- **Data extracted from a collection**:

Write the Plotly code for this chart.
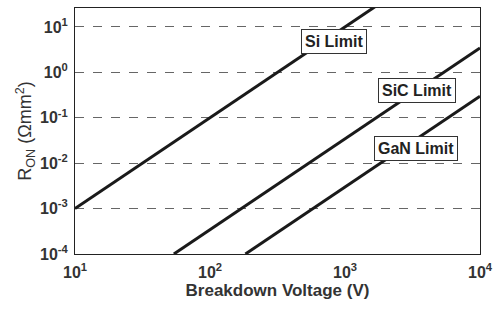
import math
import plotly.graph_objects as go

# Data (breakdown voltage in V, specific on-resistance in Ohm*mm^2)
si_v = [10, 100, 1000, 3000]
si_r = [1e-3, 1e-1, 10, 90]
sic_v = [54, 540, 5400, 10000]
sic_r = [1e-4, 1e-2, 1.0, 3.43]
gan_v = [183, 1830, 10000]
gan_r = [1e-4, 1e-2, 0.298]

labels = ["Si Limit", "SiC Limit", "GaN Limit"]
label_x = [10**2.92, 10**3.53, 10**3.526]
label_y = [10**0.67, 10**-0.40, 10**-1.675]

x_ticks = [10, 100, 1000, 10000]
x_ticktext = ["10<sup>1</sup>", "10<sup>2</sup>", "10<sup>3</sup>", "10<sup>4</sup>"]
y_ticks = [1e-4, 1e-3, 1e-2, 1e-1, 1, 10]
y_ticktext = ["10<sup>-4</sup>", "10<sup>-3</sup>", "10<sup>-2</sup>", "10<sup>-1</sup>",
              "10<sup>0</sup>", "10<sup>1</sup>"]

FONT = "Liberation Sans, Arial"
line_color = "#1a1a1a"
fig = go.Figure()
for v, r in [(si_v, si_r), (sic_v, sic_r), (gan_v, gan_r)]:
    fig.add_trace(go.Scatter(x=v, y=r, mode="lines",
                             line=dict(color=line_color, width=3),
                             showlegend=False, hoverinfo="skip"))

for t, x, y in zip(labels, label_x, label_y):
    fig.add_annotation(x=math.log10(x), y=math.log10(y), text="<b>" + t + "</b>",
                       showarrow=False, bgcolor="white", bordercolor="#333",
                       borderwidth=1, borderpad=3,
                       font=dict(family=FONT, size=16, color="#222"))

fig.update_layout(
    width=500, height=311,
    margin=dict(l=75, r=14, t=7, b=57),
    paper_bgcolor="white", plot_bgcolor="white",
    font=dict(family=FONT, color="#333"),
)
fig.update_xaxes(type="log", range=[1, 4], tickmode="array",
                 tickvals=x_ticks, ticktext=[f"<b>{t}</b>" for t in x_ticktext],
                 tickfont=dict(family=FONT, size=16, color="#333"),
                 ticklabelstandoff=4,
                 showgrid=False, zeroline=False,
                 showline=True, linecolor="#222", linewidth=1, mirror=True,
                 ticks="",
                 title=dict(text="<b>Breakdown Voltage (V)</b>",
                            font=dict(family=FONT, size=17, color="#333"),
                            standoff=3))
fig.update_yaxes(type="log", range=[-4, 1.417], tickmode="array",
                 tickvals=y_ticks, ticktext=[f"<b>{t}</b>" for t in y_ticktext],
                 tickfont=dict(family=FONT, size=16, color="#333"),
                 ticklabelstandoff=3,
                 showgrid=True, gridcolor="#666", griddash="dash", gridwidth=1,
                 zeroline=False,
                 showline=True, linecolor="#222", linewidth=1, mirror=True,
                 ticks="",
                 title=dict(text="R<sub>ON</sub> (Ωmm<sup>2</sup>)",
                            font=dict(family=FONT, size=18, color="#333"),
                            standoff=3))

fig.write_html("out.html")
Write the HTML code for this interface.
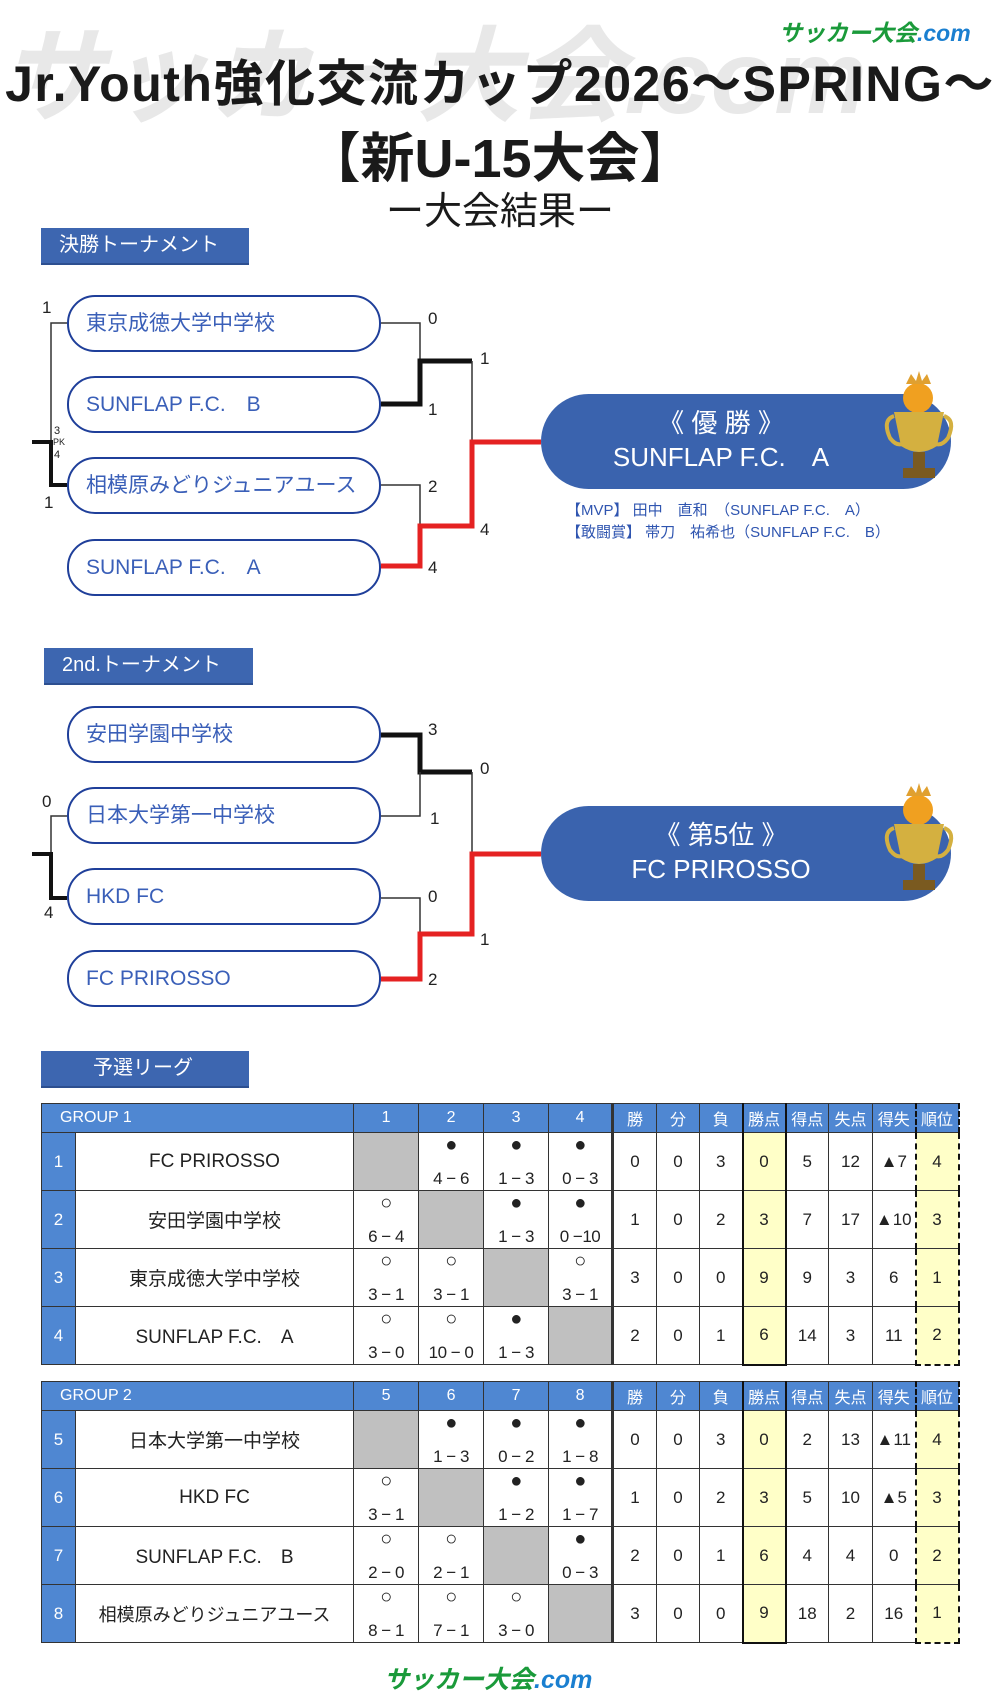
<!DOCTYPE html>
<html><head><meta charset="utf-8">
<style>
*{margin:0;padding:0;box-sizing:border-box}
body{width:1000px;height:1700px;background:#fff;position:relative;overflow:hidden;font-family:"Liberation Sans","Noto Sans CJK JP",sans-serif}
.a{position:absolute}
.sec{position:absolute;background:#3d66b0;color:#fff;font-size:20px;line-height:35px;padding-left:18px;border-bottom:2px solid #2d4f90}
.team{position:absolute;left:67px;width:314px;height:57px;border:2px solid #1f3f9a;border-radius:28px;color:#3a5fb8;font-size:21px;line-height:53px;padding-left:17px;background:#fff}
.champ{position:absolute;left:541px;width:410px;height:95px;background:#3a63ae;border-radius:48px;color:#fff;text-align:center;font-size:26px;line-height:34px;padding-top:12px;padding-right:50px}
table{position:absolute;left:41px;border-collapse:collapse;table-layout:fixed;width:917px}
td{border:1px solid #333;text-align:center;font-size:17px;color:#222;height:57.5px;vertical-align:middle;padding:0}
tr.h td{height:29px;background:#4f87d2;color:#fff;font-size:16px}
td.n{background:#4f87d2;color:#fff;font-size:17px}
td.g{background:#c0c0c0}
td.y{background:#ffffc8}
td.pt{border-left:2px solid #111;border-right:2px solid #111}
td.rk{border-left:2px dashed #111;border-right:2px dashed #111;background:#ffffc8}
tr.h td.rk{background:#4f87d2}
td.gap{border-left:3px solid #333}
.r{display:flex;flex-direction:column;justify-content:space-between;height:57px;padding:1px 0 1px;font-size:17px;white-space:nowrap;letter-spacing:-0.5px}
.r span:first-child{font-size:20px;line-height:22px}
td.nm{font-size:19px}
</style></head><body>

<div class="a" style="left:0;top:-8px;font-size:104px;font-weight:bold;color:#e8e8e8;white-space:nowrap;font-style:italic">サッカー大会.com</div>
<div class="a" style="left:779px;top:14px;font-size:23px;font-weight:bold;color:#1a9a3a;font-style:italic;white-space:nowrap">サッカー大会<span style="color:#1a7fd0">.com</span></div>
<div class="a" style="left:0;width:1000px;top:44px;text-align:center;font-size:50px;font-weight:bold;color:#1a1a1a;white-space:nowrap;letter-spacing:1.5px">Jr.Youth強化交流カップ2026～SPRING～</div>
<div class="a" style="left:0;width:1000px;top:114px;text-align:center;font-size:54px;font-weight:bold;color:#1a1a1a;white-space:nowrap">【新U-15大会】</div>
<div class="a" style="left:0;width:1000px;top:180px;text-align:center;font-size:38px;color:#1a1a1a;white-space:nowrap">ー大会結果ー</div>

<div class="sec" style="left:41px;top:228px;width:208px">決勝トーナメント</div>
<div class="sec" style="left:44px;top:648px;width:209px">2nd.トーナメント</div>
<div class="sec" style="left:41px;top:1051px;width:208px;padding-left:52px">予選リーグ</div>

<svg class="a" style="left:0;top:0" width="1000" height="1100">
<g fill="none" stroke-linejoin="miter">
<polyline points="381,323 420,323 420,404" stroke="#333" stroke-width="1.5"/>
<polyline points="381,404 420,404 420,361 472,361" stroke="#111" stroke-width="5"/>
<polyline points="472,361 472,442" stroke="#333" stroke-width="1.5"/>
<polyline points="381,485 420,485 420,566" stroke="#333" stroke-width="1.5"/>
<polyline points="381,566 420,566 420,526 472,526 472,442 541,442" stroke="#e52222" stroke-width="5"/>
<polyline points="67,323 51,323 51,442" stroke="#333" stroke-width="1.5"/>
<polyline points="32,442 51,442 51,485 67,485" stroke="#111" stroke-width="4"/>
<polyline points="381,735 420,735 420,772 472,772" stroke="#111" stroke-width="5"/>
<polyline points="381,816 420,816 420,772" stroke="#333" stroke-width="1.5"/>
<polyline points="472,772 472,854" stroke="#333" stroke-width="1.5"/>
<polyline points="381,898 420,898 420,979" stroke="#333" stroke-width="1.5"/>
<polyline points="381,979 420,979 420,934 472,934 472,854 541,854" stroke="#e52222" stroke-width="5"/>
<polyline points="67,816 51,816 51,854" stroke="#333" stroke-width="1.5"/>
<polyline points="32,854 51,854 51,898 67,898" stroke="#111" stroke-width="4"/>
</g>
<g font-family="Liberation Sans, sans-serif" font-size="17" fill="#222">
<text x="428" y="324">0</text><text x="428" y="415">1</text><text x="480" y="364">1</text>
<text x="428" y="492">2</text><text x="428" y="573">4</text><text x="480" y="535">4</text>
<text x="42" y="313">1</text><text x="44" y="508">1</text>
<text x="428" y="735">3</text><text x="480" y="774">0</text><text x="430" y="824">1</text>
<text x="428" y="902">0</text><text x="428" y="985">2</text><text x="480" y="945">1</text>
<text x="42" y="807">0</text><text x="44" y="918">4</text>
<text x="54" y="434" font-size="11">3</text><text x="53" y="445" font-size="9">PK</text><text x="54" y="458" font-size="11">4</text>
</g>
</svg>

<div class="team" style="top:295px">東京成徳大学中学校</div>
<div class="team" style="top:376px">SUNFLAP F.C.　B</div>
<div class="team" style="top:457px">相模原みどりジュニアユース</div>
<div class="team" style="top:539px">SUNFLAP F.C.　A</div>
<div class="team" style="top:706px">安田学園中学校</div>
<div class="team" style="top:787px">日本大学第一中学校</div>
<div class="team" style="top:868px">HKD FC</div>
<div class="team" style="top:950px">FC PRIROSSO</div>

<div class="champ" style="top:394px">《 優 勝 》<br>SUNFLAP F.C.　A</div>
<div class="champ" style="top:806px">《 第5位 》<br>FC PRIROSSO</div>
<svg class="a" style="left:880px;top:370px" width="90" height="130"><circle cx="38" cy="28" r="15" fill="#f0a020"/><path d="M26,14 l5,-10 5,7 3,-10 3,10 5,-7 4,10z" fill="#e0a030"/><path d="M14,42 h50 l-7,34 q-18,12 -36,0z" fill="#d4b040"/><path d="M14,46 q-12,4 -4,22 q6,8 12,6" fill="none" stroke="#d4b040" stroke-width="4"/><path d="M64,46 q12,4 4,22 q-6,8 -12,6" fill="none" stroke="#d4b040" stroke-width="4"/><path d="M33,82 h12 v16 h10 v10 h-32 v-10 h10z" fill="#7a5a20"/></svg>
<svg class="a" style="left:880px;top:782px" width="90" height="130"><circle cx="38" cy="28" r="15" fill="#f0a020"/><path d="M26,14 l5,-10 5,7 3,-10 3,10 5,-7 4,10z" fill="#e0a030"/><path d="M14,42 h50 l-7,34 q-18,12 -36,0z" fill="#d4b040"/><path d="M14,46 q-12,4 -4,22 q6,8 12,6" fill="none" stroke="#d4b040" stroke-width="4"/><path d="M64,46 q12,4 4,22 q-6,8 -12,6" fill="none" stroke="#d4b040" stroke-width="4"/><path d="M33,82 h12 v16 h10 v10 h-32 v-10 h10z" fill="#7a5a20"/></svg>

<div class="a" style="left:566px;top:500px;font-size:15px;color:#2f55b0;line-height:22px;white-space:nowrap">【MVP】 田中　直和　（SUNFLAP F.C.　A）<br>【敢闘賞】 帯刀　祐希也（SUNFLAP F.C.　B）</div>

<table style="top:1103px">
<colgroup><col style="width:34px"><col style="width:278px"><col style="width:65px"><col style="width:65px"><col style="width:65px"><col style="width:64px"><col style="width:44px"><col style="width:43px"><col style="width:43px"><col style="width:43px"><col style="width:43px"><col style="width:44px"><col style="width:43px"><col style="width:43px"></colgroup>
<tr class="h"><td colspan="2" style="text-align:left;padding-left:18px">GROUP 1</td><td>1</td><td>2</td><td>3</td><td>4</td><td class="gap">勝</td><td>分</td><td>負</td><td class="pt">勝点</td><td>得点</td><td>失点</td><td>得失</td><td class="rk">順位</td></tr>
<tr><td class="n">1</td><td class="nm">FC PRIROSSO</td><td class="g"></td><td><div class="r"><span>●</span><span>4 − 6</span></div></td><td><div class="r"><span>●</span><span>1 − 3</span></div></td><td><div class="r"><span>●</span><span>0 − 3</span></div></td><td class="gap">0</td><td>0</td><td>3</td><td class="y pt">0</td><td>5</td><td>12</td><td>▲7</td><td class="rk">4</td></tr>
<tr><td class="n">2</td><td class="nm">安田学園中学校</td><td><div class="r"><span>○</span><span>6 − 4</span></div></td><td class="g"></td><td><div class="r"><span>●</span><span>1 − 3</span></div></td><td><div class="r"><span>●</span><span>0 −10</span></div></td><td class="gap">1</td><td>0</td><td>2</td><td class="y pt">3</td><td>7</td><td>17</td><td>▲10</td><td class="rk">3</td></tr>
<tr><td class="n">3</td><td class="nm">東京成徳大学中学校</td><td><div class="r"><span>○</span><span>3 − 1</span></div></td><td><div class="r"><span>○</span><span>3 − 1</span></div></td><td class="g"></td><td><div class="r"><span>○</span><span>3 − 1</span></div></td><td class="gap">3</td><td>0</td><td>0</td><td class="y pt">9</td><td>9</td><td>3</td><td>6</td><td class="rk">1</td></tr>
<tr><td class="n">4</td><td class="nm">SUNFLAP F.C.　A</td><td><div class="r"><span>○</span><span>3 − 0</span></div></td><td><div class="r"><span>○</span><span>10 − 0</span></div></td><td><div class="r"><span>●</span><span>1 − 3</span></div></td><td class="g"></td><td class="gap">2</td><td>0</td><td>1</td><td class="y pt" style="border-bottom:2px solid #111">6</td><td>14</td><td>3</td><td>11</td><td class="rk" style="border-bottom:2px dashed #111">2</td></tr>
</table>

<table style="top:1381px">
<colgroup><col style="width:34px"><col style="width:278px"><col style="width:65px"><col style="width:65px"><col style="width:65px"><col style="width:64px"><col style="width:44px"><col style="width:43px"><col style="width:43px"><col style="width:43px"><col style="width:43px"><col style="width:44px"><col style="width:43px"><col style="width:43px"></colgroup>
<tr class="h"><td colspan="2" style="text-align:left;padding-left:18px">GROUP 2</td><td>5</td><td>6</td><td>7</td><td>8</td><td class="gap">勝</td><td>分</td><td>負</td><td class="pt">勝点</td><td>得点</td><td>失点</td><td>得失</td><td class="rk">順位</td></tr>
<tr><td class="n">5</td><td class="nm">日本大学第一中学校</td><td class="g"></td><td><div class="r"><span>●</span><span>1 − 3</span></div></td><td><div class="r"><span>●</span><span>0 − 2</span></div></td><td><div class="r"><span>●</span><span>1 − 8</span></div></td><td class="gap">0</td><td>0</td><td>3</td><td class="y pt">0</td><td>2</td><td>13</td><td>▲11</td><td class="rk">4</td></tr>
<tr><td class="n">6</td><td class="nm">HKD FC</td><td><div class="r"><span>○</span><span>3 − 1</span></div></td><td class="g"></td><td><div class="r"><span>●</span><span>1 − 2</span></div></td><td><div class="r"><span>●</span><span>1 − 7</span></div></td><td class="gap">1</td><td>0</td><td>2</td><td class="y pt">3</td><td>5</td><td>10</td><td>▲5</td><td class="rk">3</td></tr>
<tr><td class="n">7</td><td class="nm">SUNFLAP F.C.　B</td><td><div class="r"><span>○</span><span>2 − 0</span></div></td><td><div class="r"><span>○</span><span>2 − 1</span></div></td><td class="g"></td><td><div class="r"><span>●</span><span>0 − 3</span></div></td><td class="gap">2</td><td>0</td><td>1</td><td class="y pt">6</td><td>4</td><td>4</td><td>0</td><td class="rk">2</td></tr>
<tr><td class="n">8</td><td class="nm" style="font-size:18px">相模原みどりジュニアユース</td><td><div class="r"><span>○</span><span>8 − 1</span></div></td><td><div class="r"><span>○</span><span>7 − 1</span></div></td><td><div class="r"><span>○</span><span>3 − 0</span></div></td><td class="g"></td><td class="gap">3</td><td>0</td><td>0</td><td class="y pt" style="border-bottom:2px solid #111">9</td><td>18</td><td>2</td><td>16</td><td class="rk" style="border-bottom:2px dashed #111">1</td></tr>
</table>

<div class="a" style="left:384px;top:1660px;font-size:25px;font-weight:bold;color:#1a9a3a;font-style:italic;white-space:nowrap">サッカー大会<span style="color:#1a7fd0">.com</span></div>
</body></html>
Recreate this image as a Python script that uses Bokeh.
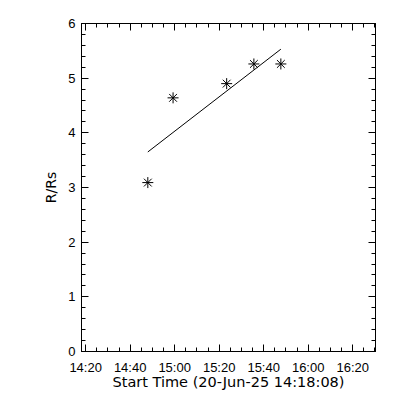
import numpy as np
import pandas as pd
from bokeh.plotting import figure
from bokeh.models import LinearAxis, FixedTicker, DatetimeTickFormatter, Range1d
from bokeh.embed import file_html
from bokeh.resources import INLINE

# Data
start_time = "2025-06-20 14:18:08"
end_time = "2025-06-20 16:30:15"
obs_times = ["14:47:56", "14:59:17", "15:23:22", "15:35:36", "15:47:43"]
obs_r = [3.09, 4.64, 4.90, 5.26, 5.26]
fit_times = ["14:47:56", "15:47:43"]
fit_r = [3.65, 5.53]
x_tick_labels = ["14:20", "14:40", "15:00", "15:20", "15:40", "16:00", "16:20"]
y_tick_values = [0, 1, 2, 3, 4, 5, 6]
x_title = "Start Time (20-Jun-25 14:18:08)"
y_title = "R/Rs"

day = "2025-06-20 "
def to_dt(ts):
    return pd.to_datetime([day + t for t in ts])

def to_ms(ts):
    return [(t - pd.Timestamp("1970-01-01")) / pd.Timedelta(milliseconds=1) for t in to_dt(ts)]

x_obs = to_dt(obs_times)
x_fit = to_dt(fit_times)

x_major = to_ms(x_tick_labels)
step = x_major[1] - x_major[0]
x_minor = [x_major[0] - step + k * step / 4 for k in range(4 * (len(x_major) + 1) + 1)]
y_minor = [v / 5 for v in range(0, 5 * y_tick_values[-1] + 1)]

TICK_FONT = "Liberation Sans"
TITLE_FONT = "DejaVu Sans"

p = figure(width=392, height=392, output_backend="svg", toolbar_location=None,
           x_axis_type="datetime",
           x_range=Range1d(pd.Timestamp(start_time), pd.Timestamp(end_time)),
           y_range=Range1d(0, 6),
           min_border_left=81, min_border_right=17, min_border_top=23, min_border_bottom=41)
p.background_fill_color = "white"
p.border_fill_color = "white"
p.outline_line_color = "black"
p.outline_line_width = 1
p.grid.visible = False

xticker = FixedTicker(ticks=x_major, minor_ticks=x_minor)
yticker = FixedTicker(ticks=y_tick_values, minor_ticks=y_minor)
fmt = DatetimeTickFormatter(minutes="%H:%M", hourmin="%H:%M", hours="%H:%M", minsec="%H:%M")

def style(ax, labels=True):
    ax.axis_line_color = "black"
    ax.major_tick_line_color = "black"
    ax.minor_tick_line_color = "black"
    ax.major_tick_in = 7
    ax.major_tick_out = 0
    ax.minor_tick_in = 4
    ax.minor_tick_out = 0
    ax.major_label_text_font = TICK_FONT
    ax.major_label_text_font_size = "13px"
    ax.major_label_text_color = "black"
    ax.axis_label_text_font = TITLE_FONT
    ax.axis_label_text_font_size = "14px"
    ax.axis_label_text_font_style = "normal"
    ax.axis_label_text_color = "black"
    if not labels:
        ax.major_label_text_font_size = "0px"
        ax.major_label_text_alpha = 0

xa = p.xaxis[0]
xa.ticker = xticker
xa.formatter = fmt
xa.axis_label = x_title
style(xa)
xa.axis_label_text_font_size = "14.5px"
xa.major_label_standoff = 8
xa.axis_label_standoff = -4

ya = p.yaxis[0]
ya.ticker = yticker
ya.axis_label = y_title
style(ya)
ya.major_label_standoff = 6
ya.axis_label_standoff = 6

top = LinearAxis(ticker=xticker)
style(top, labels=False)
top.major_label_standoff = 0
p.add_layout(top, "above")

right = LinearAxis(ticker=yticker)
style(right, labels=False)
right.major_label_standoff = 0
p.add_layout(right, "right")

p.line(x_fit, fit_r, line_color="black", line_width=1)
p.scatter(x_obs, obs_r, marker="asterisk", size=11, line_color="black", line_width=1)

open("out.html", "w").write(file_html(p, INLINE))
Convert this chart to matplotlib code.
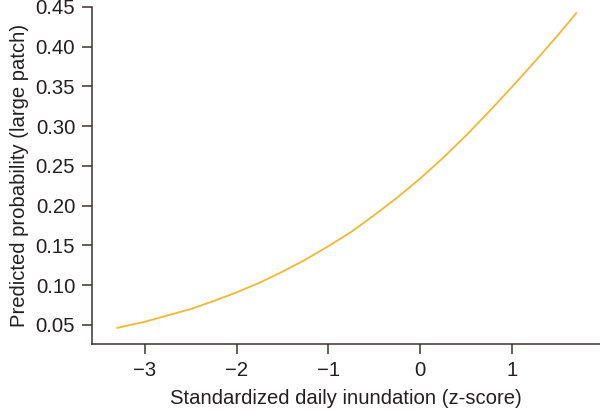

- **Task to carry out**:
Transcribe exactly the lines between the one containing "Recreate this image" and the one containing "p.grid.visible = False", counting both ends. Pictures are not copied.

- **Task solution**:
Recreate this image as a Python script that uses Bokeh.
import numpy as np
import pandas as pd
from bokeh.plotting import figure
from bokeh.models import LinearAxis, FixedTicker, DatetimeTickFormatter, Range1d
from bokeh.embed import file_html
from bokeh.resources import INLINE

# Data
start_time = "2025-06-20 14:18:08"
end_time = "2025-06-20 16:30:15"
obs_times = ["14:47:56", "14:59:17", "15:23:22", "15:35:36", "15:47:43"]
obs_r = [3.09, 4.64, 4.90, 5.26, 5.26]
fit_times = ["14:47:56", "15:47:43"]
fit_r = [3.65, 5.53]
x_tick_labels = ["14:20", "14:40", "15:00", "15:20", "15:40", "16:00", "16:20"]
y_tick_values = [0, 1, 2, 3, 4, 5, 6]
x_title = "Start Time (20-Jun-25 14:18:08)"
y_title = "R/Rs"

day = "2025-06-20 "
def to_dt(ts):
    return pd.to_datetime([day + t for t in ts])

def to_ms(ts):
    return [(t - pd.Timestamp("1970-01-01")) / pd.Timedelta(milliseconds=1) for t in to_dt(ts)]

x_obs = to_dt(obs_times)
x_fit = to_dt(fit_times)

x_major = to_ms(x_tick_labels)
step = x_major[1] - x_major[0]
x_minor = [x_major[0] - step + k * step / 4 for k in range(4 * (len(x_major) + 1) + 1)]
y_minor = [v / 5 for v in range(0, 5 * y_tick_values[-1] + 1)]

TICK_FONT = "Liberation Sans"
TITLE_FONT = "DejaVu Sans"

p = figure(width=392, height=392, output_backend="svg", toolbar_location=None,
           x_axis_type="datetime",
           x_range=Range1d(pd.Timestamp(start_time), pd.Timestamp(end_time)),
           y_range=Range1d(0, 6),
           min_border_left=81, min_border_right=17, min_border_top=23, min_border_bottom=41)
p.background_fill_color = "white"
p.border_fill_color = "white"
p.outline_line_color = "black"
p.outline_line_width = 1
p.grid.visible = False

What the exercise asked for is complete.